Die Fastnacht ist gar nicht so leicht in ihrem Ursprung und ihrer Herkunft zu erklären. Ihre Wurzeln reichen in verschiedene historische und soziale Schichten. In ihr spiegeln sich nichtchristliche, kirchliche, höfische, bäuerliche, bürgerliche und moderne Elemente. Der jeweilige Anteil der einzelnen Elemente ist recht verschieden und auch umstritten. Man kann Reste germanischer Kulturen feststellen, wenn man z.B. an das Austreiben des Winters und die Abwehr der Dämonen denkt. Das Tragen einer Maske erlaubt einen vorübergehenden Rollentausch und erweitert die individuelle Identität. Wir spielen mit uns selbst und machen uns etwas lustig über unsere Rolle oder die Rollen, die wir im Alltag spielen. Zweifellos gibt es auch spätere italienische Einflüsse, die vor allem die Gestalt des „Spaßmachers“ (Harlekin) betreffen. In letzter Zeit hat man immer wieder auch die Gestalt des Narren auf biblische Lesungen im Alten und im Neuen Testament zurückführen wollen (vgl. Ps 53,2; 1 Kor 13,1). Bei der rheinischen Fastnacht, die mehr mit dem alten italienischen Wort „Karneval“ bezeichnet wird, zeigt sich die Narrenfreiheit besonders in der Möglichkeit, sich durch die Schelte und Rüge der Autoritäten Luft zu machen. Besonders die Besatzungszeit unter Napoleon hat hier große Wirkung erzielt.

Es spricht für sich und erklärt ein wenig die Beliebtheit der Fastnacht, wenn so viele Elemente aus Geschichte und Gegenwart die Fastnacht tragen und sie auch immer im Wandel halten. Aber sie ist damit noch nicht wirklich erklärt. Man darf gewiss nicht verkennen, dass sie vor der so genannten Fastenzeit, die von Aschermittwoch bis Ostern dauert, Gelegenheit zu dem gibt, was in der Fastenzeit eingeschränkt oder gar nicht erlaubt ist: üppige und fette Speisen, reichlich Getränke, Tänze, Wettkämpfe und Spiele. In diesem Zusammenhang werden dann auch die menschlichen Laster, nicht selten in der Gestalt von Masken, beim Namen genannt. Vieles wird in diesen Tagen zweideutig, neckisch und anspielend zur Sprache gebracht, was man sonst eher verbirgt.

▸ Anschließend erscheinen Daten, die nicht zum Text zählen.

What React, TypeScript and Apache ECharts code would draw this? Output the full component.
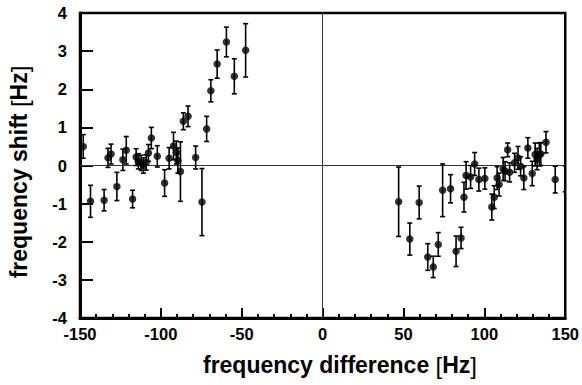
import React, { useEffect, useRef } from "react";
import * as echarts from "echarts";

// frequency difference [Hz]
const freqDiff = [
  -148, -143.5, -135.1, -132.7, -130.8, -127.2, -123.5, -121.4, -117.5, -115.3,
  -113.9, -112.2, -110.8, -109.1, -107.7, -105.9, -102.2, -97.7, -94.9, -92.2,
  -90.4, -89.5, -87.9, -86.1, -83.2, -78.5, -74.6, -71.7, -69.1, -65.2, -59.5,
  -54.6, -47.6,
  47.0, 53.9, 59.7, 65.0, 68.4, 71.5, 74.2, 79.1, 82.5, 85.6, 87.4, 88.7, 91.5,
  94.0, 96.6, 100.3, 104.6, 106.1, 107.9, 109.1, 111.6, 112.8, 114.4, 115.6,
  118.7, 120.8, 122.4, 124.4, 126.9, 129.6, 131.4, 132.6, 134.0, 134.9, 138.1,
  143.8,
];
// frequency shift [Hz]
const freqShift = [
  0.5, -0.94, -0.91, 0.2, 0.3, -0.55, 0.15, 0.4, -0.88, 0.22,
  0.11, 0.07, 0.0, 0.08, 0.33, 0.72, 0.24, -0.46, 0.19, 0.51,
  0.34, 0.13, -0.16, 1.16, 1.29, 0.21, -0.96, 0.96, 1.96, 2.66, 3.24,
  2.34, 3.02,
  -0.95, -1.93, -0.97, -2.4, -2.66, -2.07, -0.65, -0.61, -2.25, -1.9, -0.83, -0.26, -0.3,
  0.04, -0.37, -0.34, -1.09, -0.83, -0.33, -0.5, -0.09, -0.15, 0.41, -0.18,
  0.07, 0.2, -0.02, -0.33, 0.46, -0.21, 0.29, 0.17, 0.29, 0.3, 0.61,
  -0.37,
];
// error (half-length of error bar) [Hz]
const shiftErr = [
  0.31, 0.42, 0.28, 0.25, 0.26, 0.37, 0.28, 0.36, 0.23, 0.22,
  0.2, 0.2, 0.2, 0.2, 0.22, 0.28, 0.28, 0.35, 0.28, 0.36,
  0.3, 0.33, 0.78, 0.22, 0.27, 0.3, 0.88, 0.33, 0.29, 0.37, 0.39,
  0.46, 0.7,
  0.91, 0.42, 0.43, 0.35, 0.28, 0.31, 0.69, 0.37, 0.4, 0.28, 0.39, 0.36, 0.3,
  0.3, 0.3, 0.28, 0.34, 0.3, 0.3, 0.3, 0.3, 0.25, 0.18, 0.25,
  0.25, 0.3, 0.25, 0.3, 0.27, 0.32, 0.3, 0.28, 0.3, 0.3, 0.28,
  0.35,
];
// point at the right edge (only its error bar is visible)
const edgeDiff = [150];
const edgeShift = [-0.35];
const edgeErr = [0.34];

const xTicks = [-150, -100, -50, 0, 50, 100, 150];
const yTicks = [-4, -3, -2, -1, 0, 1, 2, 3, 4];

const xTitle = ["frequency difference ", "[", "Hz", "]"];
const yTitle = ["frequency shift ", "[", "Hz", "]"];

const FONT = "'Liberation Sans', Arial, Helvetica, sans-serif";

const titleRich = {
  b: { fontFamily: FONT, fontWeight: "bold", fontSize: 23, fill: "#000" },
  n: { fontFamily: FONT, fontWeight: "normal", fontSize: 24, fill: "#000" },
};
const richText = (p: string[]) => `{b|${p[0]}}{n|${p[1]}}{b|${p[2]}}{n|${p[3]}}`;

export default function App() {
  const ref = useRef<HTMLDivElement>(null);
  useEffect(() => {
    if (!ref.current) return;
    const chart = echarts.init(ref.current, undefined, { renderer: "svg" });
    const points = freqDiff.map((x, i) => [x, freqShift[i]]);
    const bars = freqDiff
      .map((x, i) => [x, freqShift[i], shiftErr[i]])
      .concat(edgeDiff.map((x, i) => [x, edgeShift[i], edgeErr[i]]));

    chart.setOption({
      animation: false,
      grid: {
        left: 80,
        right: 13,
        top: 13,
        bottom: 67,
        show: true,
        borderColor: "#000",
        borderWidth: 2.5,
        backgroundColor: "transparent",
      },
      graphic: [
        {
          type: "text",
          x: 340,
          y: 365,
          style: {
            text: richText(xTitle),
            rich: titleRich,
            align: "center",
            verticalAlign: "middle",
          },
        },
        {
          type: "text",
          x: 19,
          y: 172,
          rotation: Math.PI / 2,
          style: {
            text: richText(yTitle),
            rich: titleRich,
            align: "center",
            verticalAlign: "middle",
          },
        },
      ],
      xAxis: {
        type: "value",
        min: xTicks[0],
        max: xTicks[xTicks.length - 1],
        interval: 50,
        axisLine: { show: true, onZero: false, lineStyle: { color: "#000", width: 3 } },
        axisTick: { show: true, inside: true, length: 10, lineStyle: { color: "#000", width: 2 } },
        minorTick: { show: true, splitNumber: 5, length: 4, lineStyle: { color: "#000", width: 2 } },
        splitLine: { show: false },
        axisLabel: {
          fontFamily: FONT,
          fontWeight: "bold",
          fontSize: 16.5,
          color: "#000",
          margin: 7,
        },
      },
      yAxis: {
        type: "value",
        min: yTicks[0],
        max: yTicks[yTicks.length - 1],
        interval: 1,
        axisLine: { show: true, onZero: false, lineStyle: { color: "#000", width: 3 } },
        axisTick: { show: true, inside: true, length: 13, lineStyle: { color: "#000", width: 2 } },
        splitLine: { show: false },
        axisLabel: {
          fontFamily: FONT,
          fontWeight: "bold",
          fontSize: 16.5,
          color: "#000",
          margin: 13,
        },
      },
      series: [
        {
          type: "custom",
          clip: true,
          data: bars,
          renderItem: (params: any, api: any) => {
            const x = api.value(0);
            const y = api.value(1);
            const e = api.value(2);
            const top = api.coord([x, y + e]);
            const bot = api.coord([x, y - e]);
            const hw = 2.5;
            const style = { stroke: "#000", lineWidth: 1.6, fill: "none" };
            return {
              type: "group",
              children: [
                { type: "line", shape: { x1: top[0], y1: top[1], x2: bot[0], y2: bot[1] }, style },
                { type: "line", shape: { x1: top[0] - hw, y1: top[1], x2: top[0] + hw, y2: top[1] }, style },
                { type: "line", shape: { x1: bot[0] - hw, y1: bot[1], x2: bot[0] + hw, y2: bot[1] }, style },
              ],
            };
          },
          z: 3,
        },
        {
          type: "scatter",
          data: points,
          symbol: "circle",
          symbolSize: 7.5,
          itemStyle: { color: "#000" },
          z: 4,
          markLine: {
            silent: true,
            symbol: "none",
            label: { show: false },
            lineStyle: { color: "#333", width: 1, type: "solid" },
            data: [{ xAxis: 0 }, { yAxis: 0 }],
            z: 1,
          },
        },
      ],
    });
    return () => chart.dispose();
  }, []);
  return (
    <div
      ref={ref}
      style={{ position: "absolute", left: 0, top: 0, width: 582, height: 385 }}
    />
  );
}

Fastnacht ist so in vielem auch eine richtig Entlarvung. Die Masken unseres Alltagsverhaltens werden heruntergerissen. Dabei geht es jedoch nicht um die kleinen Versteckspiele in den vielen Rollen unseres Lebens, sondern Fastnacht deckt auch den „tierischen Ernst“ in unserem Leben auf. Wir sind oft in kleinen Dingen unnachgiebig, todernst bei Dingen, die dies nicht verdienen, und auch deswegen unbeweglich, weil wir uns in bestimmte Ziele und Vorstellungen verkrampft haben. Fastnacht entspannt und befreit. Aber im Licht des Glaubens können wir auch entdecken, dass wir viele endliche, vorletzte Dinge verabsolutieren, Götzen daraus machen, keine möglichen Alternativen mehr sehen, Mittel und Ziele verwechseln. Dies macht unseren Alltag oft so stur und unbeweglich. Da bringt die Fastnacht Bewegung und Auflockerung hinein. Jetzt kann man über manches lachen, wo uns sonst das Lachen eher vergeht. Ja, es gibt eine Heiterkeit des Geistes, die vieles löst. Es gibt wirklich ein erlösendes Lachen.

So versteht man, warum die Fastnacht auch etwas mit dem christlichen Glauben zu tun hat. Die wahre Fastnacht ist darum in ihrem Witz und ihren Pointen am Ende versöhnlich und lädt zu einem neuen Miteinander ein. Man kann dabei gut ablesen, ob es der Fastnacht gelingt, spielerische Freude zu bringen oder ob sie sich in Dinge verliert, die den Menschen am Ende, genau besehen, schaden. Gerade an Fastnacht darf man den Verstand nicht ausschalten, Unterscheidung der Geister tut Not.